PROBLEM DESCRIPTION >> Write out the records below from the first line through the line containing "const data = categories.map((name, i)", leaving out any pictures.

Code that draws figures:
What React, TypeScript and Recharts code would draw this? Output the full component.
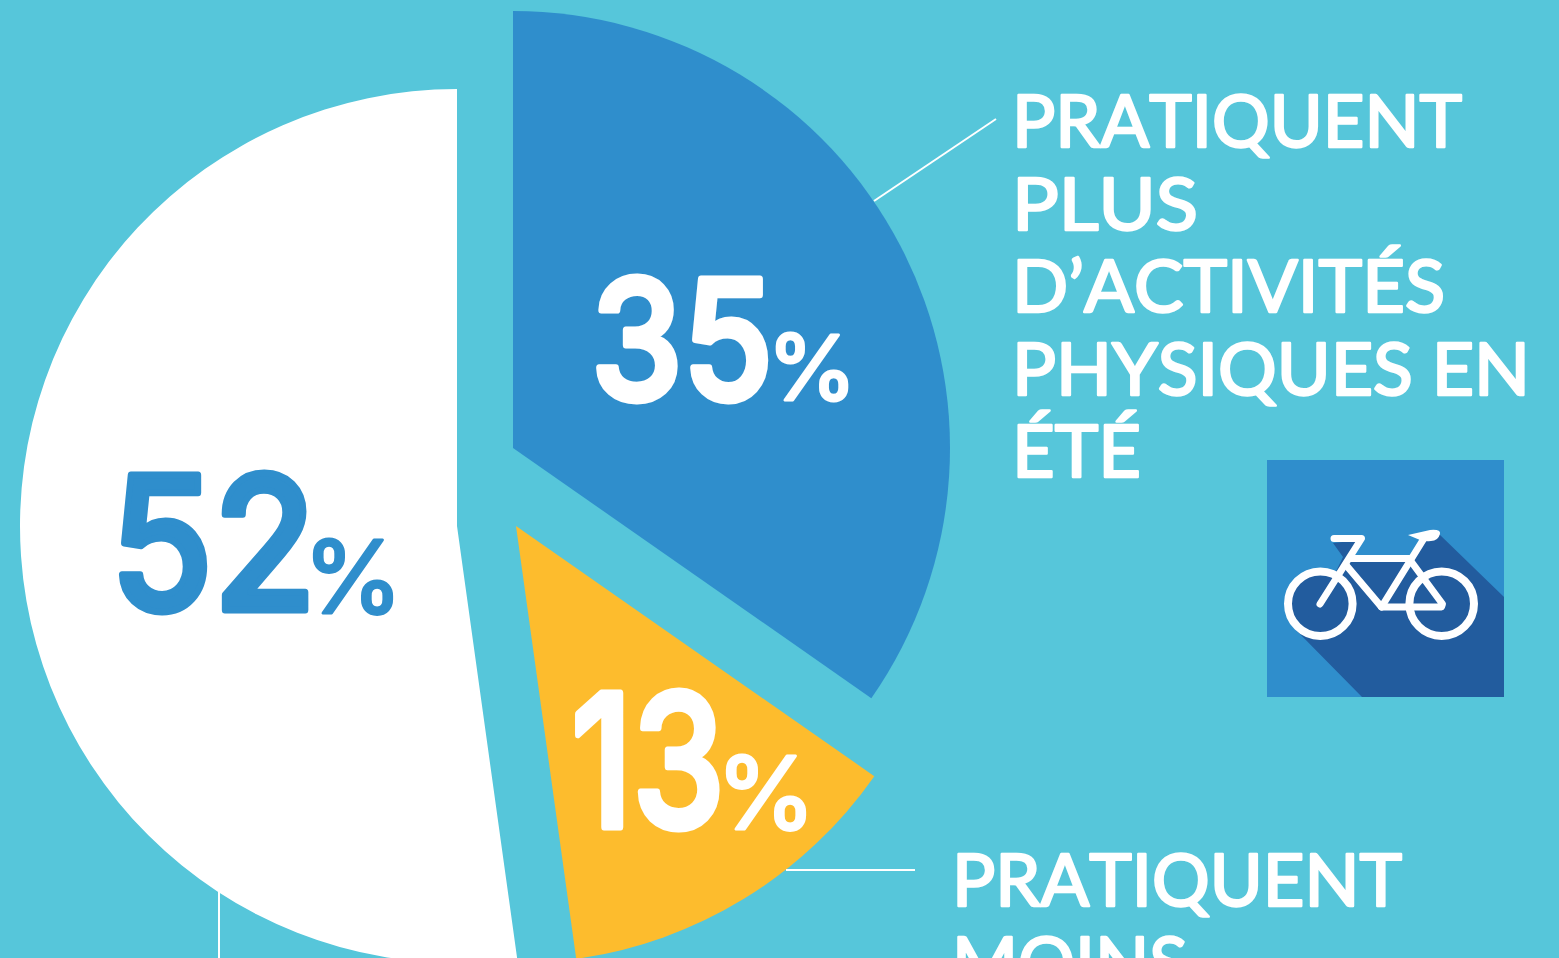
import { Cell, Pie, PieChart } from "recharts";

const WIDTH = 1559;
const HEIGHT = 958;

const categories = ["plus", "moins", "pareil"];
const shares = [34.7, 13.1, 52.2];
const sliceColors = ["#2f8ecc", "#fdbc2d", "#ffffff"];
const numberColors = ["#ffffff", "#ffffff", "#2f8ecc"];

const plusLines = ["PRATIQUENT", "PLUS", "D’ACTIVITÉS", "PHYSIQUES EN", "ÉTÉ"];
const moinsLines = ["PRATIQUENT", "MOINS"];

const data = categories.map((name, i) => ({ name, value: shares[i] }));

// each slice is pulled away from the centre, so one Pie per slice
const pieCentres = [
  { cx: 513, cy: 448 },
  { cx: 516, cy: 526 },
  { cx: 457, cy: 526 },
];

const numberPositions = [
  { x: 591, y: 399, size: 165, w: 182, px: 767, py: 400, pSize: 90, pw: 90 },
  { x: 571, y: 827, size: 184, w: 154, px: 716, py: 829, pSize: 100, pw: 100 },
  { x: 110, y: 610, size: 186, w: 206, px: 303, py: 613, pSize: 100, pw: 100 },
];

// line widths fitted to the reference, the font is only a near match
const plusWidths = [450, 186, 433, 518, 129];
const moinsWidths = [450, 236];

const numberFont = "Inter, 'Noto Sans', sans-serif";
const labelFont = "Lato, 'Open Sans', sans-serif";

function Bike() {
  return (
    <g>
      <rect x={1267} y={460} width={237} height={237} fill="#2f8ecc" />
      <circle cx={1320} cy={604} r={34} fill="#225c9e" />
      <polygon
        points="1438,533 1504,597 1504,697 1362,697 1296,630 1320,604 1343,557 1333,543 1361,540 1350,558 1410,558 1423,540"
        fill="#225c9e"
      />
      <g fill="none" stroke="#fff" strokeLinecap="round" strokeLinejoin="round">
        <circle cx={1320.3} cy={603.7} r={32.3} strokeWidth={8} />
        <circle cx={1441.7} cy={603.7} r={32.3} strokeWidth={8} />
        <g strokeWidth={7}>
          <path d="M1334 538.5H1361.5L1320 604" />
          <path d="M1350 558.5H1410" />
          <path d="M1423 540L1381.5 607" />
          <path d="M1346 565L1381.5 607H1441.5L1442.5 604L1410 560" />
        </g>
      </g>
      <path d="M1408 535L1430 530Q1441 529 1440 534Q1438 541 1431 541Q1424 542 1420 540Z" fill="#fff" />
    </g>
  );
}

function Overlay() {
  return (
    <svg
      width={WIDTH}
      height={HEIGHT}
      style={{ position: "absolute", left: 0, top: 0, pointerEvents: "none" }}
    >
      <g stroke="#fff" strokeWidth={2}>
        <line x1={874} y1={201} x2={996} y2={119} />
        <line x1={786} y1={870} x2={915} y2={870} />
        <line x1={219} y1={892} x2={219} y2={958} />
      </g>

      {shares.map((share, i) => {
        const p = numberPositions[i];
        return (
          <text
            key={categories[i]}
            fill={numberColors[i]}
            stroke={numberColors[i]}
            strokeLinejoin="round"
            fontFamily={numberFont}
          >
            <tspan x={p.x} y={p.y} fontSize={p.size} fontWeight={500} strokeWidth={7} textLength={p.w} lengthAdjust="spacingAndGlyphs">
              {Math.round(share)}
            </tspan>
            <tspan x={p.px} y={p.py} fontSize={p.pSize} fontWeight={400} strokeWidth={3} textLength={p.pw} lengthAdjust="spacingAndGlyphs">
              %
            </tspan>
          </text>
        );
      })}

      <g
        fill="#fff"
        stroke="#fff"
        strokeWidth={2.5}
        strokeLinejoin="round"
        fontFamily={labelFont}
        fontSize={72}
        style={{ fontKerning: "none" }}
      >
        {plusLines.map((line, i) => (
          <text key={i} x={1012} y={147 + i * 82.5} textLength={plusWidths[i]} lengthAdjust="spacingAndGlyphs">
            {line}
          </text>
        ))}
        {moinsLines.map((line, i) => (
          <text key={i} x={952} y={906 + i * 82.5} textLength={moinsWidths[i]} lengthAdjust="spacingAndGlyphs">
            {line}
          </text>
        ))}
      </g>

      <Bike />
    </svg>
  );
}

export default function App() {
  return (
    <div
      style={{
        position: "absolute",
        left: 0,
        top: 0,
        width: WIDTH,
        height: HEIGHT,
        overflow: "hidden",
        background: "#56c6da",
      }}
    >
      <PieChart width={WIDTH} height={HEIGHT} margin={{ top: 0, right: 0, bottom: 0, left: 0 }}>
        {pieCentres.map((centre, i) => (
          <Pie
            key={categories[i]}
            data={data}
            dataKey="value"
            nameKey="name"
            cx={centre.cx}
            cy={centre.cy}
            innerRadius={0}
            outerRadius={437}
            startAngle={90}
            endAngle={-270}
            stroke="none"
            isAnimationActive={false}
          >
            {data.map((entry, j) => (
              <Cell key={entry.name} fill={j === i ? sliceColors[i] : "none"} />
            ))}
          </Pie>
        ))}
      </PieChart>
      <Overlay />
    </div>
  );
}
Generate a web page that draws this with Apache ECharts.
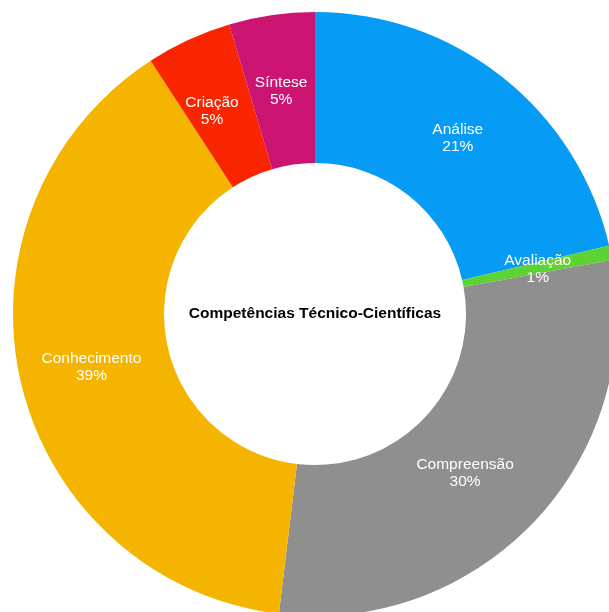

OUTPUT OF THE EXERCISE >>
What React, TypeScript and Recharts code would draw this? Output the full component.
import { Cell, Pie, PieChart } from "recharts";

const WIDTH = 1559;
const HEIGHT = 958;

const categories = ["plus", "moins", "pareil"];
const shares = [34.7, 13.1, 52.2];
const sliceColors = ["#2f8ecc", "#fdbc2d", "#ffffff"];
const numberColors = ["#ffffff", "#ffffff", "#2f8ecc"];

const plusLines = ["PRATIQUENT", "PLUS", "D’ACTIVITÉS", "PHYSIQUES EN", "ÉTÉ"];
const moinsLines = ["PRATIQUENT", "MOINS"];

const data = categories.map((name, i) => ({ name, value: shares[i] }));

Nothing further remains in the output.